_Your instructions_
Please restate, exactly as written, the lines running from the beginning of the material through the line that has "import plotly.graph_objects as go" in it.
Collected material start
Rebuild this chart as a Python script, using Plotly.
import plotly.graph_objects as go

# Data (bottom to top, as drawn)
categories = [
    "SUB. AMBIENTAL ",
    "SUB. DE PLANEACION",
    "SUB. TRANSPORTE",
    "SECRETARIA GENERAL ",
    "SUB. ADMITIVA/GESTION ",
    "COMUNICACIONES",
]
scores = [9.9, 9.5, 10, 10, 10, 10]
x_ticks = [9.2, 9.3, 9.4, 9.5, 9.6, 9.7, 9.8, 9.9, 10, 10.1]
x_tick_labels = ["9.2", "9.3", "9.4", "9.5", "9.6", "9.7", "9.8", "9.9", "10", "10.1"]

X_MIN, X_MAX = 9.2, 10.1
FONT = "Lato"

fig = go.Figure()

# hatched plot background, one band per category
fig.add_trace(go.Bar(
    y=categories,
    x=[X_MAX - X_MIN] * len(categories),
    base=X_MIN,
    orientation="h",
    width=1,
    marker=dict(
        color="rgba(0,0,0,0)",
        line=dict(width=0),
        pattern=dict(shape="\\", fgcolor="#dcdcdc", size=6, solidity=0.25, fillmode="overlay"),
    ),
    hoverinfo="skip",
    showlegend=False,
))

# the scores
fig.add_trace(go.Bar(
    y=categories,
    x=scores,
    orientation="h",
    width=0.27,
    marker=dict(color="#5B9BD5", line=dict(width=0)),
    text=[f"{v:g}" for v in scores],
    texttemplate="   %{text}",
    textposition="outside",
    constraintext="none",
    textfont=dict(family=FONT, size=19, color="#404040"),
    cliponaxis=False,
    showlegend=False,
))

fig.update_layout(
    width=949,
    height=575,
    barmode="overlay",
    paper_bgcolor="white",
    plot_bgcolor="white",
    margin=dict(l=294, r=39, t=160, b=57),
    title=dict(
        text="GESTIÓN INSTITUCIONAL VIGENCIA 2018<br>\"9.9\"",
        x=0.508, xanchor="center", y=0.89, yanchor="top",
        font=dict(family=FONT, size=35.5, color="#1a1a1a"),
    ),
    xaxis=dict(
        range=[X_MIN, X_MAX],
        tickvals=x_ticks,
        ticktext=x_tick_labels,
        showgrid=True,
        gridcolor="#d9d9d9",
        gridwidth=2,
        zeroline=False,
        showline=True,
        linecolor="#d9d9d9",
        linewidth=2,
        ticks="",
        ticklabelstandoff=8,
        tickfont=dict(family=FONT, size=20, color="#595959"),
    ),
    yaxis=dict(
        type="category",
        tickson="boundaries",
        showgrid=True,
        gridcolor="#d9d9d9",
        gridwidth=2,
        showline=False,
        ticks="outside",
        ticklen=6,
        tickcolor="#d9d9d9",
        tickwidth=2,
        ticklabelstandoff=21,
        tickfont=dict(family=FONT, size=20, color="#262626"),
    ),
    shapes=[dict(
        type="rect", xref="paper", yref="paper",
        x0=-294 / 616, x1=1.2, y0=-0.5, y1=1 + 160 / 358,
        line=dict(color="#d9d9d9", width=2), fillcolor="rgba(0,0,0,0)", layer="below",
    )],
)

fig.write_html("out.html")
Collected material end
_Solution for this task_
Rebuild this chart as a Python script, using Plotly.
import plotly.graph_objects as go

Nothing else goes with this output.